In doing so, Azeem said he has also gained a greater appreciation for the music he recorded as a younger man, sharing how friends and family started to grow frustrated with his habit of posting songs and albums online, only to later remove them, as though his discography were crafted in disappearing ink. “And there’s a bigger reason as to why that was taking place, and it was because I wasn’t healed, and for me leaving that stuff up was just leaving an unhealed version of myself out there,” he said. “And I’m still not a fan of that music, but I can appreciate it. … And I have to appreciate it, because, man, it’s so hard to create anything, and to have the bravery to even do it. There are so many things against me that can turn a listener off. My voice is hella high. I’m funny looking. I know these things. But I’m still going to put this out into the world.”

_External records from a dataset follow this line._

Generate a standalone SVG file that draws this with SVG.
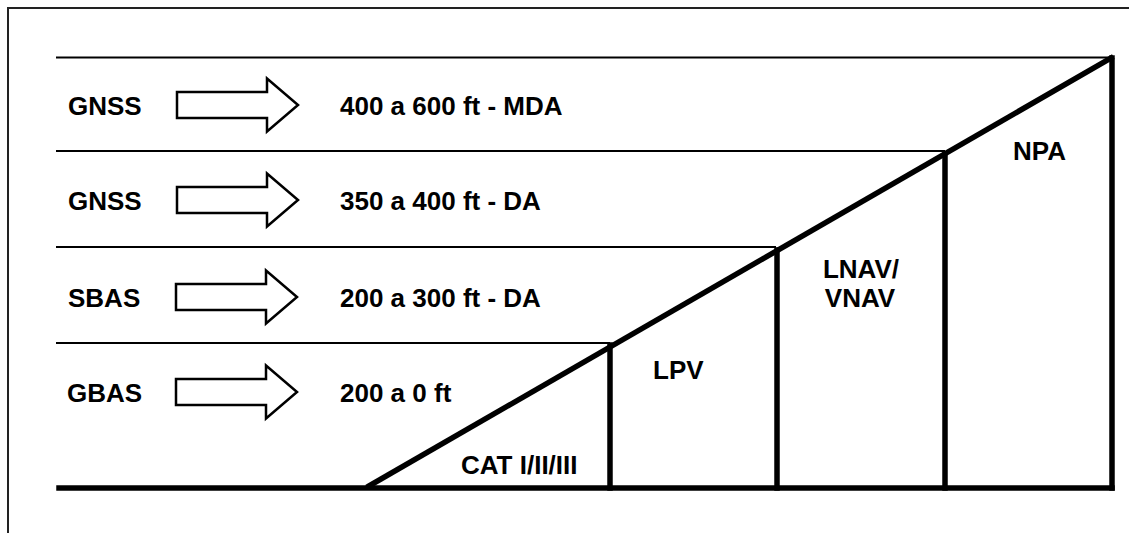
<svg xmlns="http://www.w3.org/2000/svg" width="1129" height="533" viewBox="0 0 1129 533">
<style>
.t{font-family:"Liberation Sans",Arial,sans-serif;font-weight:bold;font-size:26px;fill:#000}
.thin{stroke:#000;stroke-width:2;fill:none}
.thick{stroke:#000;stroke-width:5.5;fill:none;stroke-linecap:square}
.arr{fill:#fff;stroke:#000;stroke-width:2.5;stroke-linejoin:miter}
</style>
<defs>
<polygon id="arrow" class="arr" points="0,-13 90,-13 90,-26.5 121,0 90,26.5 90,13 0,13"/>
</defs>
<rect width="1129" height="533" fill="#fff"/>
<rect x="8" y="8" width="1200" height="600" fill="none" stroke="#222" stroke-width="2"/>
<g id="connectors">
<line class="thin" x1="56" y1="57.5" x2="1111" y2="57.5"/>
<line class="thin" x1="56" y1="151" x2="945" y2="151"/>
<line class="thin" x1="56" y1="247" x2="776" y2="247"/>
<line class="thin" x1="56" y1="343" x2="610" y2="343"/>
<line class="thick" x1="59" y1="488" x2="1112" y2="488"/>
<line class="thick" x1="369" y1="486" x2="1111" y2="58"/>
<line class="thick" x1="610" y1="345" x2="610" y2="488"/>
<line class="thick" x1="777" y1="250" x2="777" y2="488"/>
<line class="thick" x1="945" y1="154" x2="945" y2="488"/>
<line class="thick" x1="1112" y1="58" x2="1112" y2="488"/>
</g>
<g id="row-gnss-npa">
<text class="t" x="68" y="115">GNSS</text>
<use href="#arrow" x="177" y="105"/>
<text class="t" x="340" y="115">400 a 600 ft - MDA</text>
</g>
<g id="row-gnss-lnav">
<text class="t" x="68" y="210">GNSS</text>
<use href="#arrow" x="177" y="200"/>
<text class="t" x="340" y="210">350 a 400 ft - DA</text>
</g>
<g id="row-sbas">
<text class="t" x="68" y="307">SBAS</text>
<use href="#arrow" x="176" y="297"/>
<text class="t" x="340" y="307">200 a 300 ft - DA</text>
</g>
<g id="row-gbas">
<text class="t" x="67" y="402">GBAS</text>
<use href="#arrow" x="176" y="392"/>
<text class="t" x="340" y="402">200 a 0 ft</text>
</g>
<g id="cat">
<text class="t" x="461" y="474">CAT I/II/III</text>
</g>
<g id="lpv">
<text class="t" x="653" y="379">LPV</text>
</g>
<g id="lnav-vnav">
<text class="t" x="861" y="278" text-anchor="middle">LNAV/</text>
<text class="t" x="860" y="307" text-anchor="middle">VNAV</text>
</g>
<g id="npa">
<text class="t" x="1013" y="160">NPA</text>
</g>
</svg>
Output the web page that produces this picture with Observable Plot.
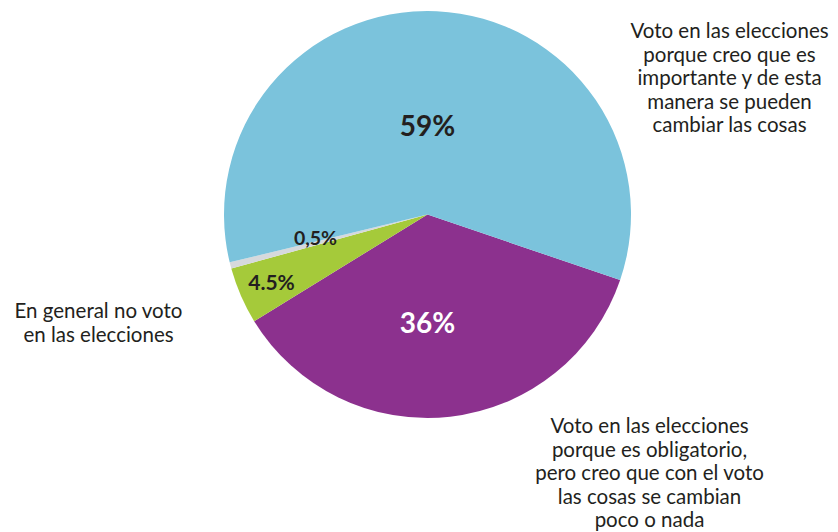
<!DOCTYPE html>
<html>
<head>
<meta charset="utf-8">
<script src="https://cdn.jsdelivr.net/npm/d3@7"></script>
<script src="https://cdn.jsdelivr.net/npm/@observablehq/plot@0.6"></script>
<style>
  html, body { margin: 0; padding: 0; background: #fff; }
  #chart { width: 838px; height: 532px; }
</style>
</head>
<body>
<div id="chart"></div>
<script>
// Data (clockwise order starting at the purple slice)
const categories = [
  "Voto en las elecciones porque es obligatorio, pero creo que con el voto las cosas se cambian poco o nada",
  "En general no voto en las elecciones",
  "Sin respuesta",
  "Voto en las elecciones porque creo que es importante y de esta manera se pueden cambiar las cosas"
];
const values = [36, 4.5, 0.5, 59];
const valueLabels = ["36%", "4.5%", "0,5%", "59%"];
const colors = ["#8C318E", "#A5CA3A", "#D6D9DC", "#7BC3DC"];
const outerLabels = [
  "Voto en las elecciones\nporque es obligatorio,\npero creo que con el voto\nlas cosas se cambian\npoco o nada",
  "En general no voto\nen las elecciones",
  "",
  "Voto en las elecciones\nporque creo que es\nimportante y de esta\nmanera se pueden\ncambiar las cosas"
];

const slices = categories.map((c, i) => ({category: c, value: values[i], label: valueLabels[i], color: colors[i], outer: outerLabels[i]}));

// layout (pixel space)
const W = 838, H = 532;
const cx = 427.5, cy = 214.5, R = 203.5;
const startDeg = 108.8;
const pctPos = [
  {x: 427, y: 324, size: 28, fill: "#ffffff"},
  {x: 271, y: 283, size: 21, fill: "#231F20"},
  {x: 315, y: 238, size: 19.5, fill: "#231F20"},
  {x: 427, y: 127, size: 28, fill: "#231F20"}
];
const outerPos = [
  {x: 649, y: 472},
  {x: 98, y: 322},
  null,
  {x: 729, y: 77}
];

const pieGen = d3.pie().sort(null).value(d => d.value)
  .startAngle(startDeg * Math.PI / 180)
  .endAngle(startDeg * Math.PI / 180 + 2 * Math.PI);
const arcs = pieGen(slices);

const pctData = slices.map((s, i) => ({...s, ...pctPos[i]}));
const outerData = slices.map((s, i) => outerPos[i] ? ({...s, ...outerPos[i]}) : null).filter(d => d && d.outer);

function pieMark(index, scales) {
  const x0 = scales.x(cx), y0 = scales.y(cy);
  const r = scales.x(cx + R) - scales.x(cx);
  const arcGen = d3.arc().innerRadius(0).outerRadius(r);
  const g = d3.create("svg:g").attr("transform", `translate(${x0},${y0})`);
  g.selectAll("path").data(arcs).join("path")
    .attr("d", arcGen)
    .attr("fill", d => d.data.color);
  return g.node();
}

const font = "Lato, 'Open Sans', sans-serif";

const chart = Plot.plot({
  width: W,
  height: H,
  margin: 0,
  x: {domain: [0, W], range: [0, W], axis: null},
  y: {domain: [0, H], range: [0, H], axis: null},
  style: {fontFamily: font, background: "#fff"},
  marks: [
    pieMark,
    Plot.text(pctData.filter(d => d.size >= 28), {
      x: "x", y: "y", text: "label", fill: d => d.fill,
      fontSize: 28, fontWeight: "bold", fontFamily: font
    }),
    Plot.text(pctData.filter(d => d.size < 28), {
      x: "x", y: "y", text: "label", fill: d => d.fill,
      fontSize: d => d.size, fontWeight: "bold", fontFamily: font
    }),
    Plot.text(outerData, {
      x: "x", y: "y", text: "outer", fill: "#231F20",
      fontSize: 20.5, lineHeight: 1.146, fontFamily: font
    })
  ]
});
document.getElementById("chart").appendChild(chart);
</script>
</body>
</html>
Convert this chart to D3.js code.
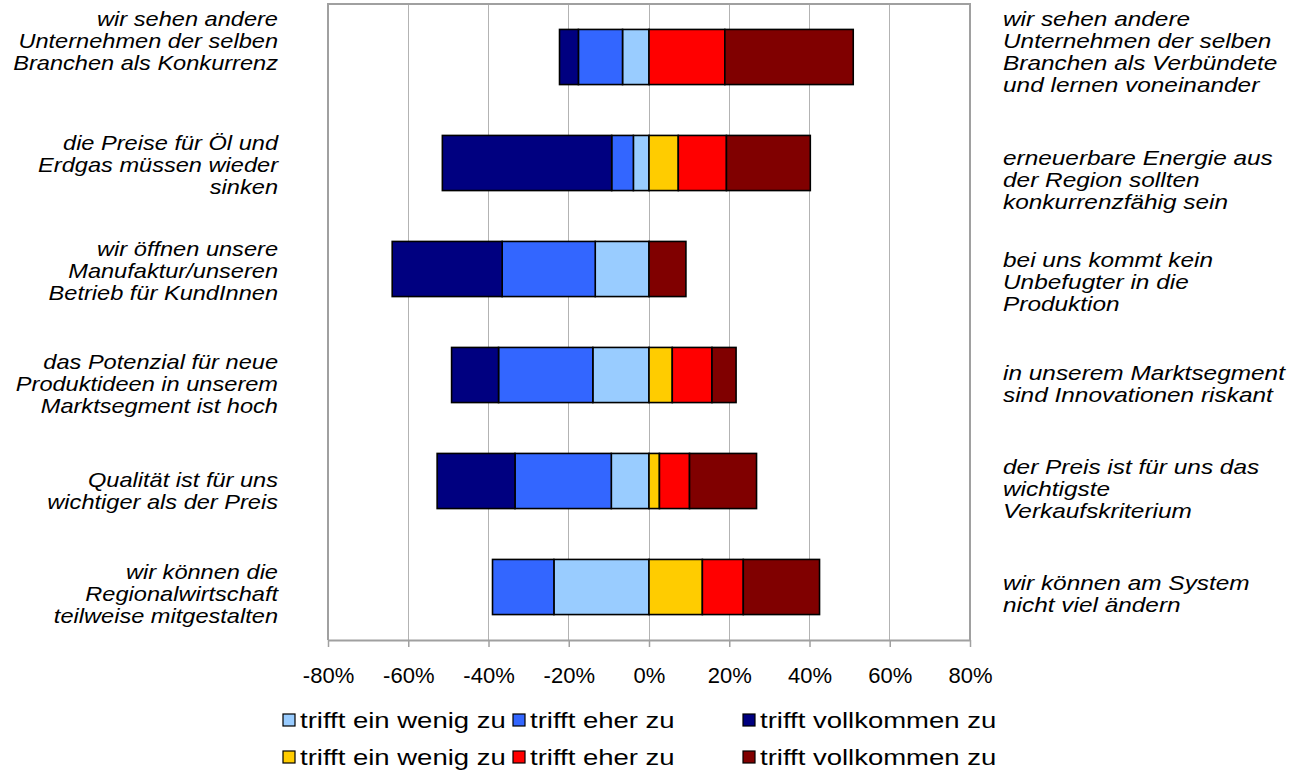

Nowadays, this confidence is buoyed by Azeem’s deep-rooted spirituality, which surfaces on songs such as “Call the Shaman” and “Armor of God.” On both cuts, Azeem’s difficult childhood and his grown-up beliefs sound irrevocably linked, the rapper positioning his faith as something hard-won, shaped and strengthened by the life-or-death circumstances he’s been forced to navigate. 

“Another day isn’t promised, but I also find comfort in it,” Azeem said. “I lost a lot of people. Most of the men in my family have been shot. I’ve felt the bullet. My little brother was shot in the face. My dad has been shot. My uncle has been shot in the head. And we all survived. But I have friends who didn’t survive, and I’m to a point where I’m a lot more comfortable with death than I ever have been. So I mourn a little differently, too, because I wholeheartedly believe this isn’t the stop. This isn’t the end all for me. … And I get that these aren’t new things. But while I’m here, there’s a legacy, and I want to make sure I’m contributing, and that I’m leaving beautiful things behind.”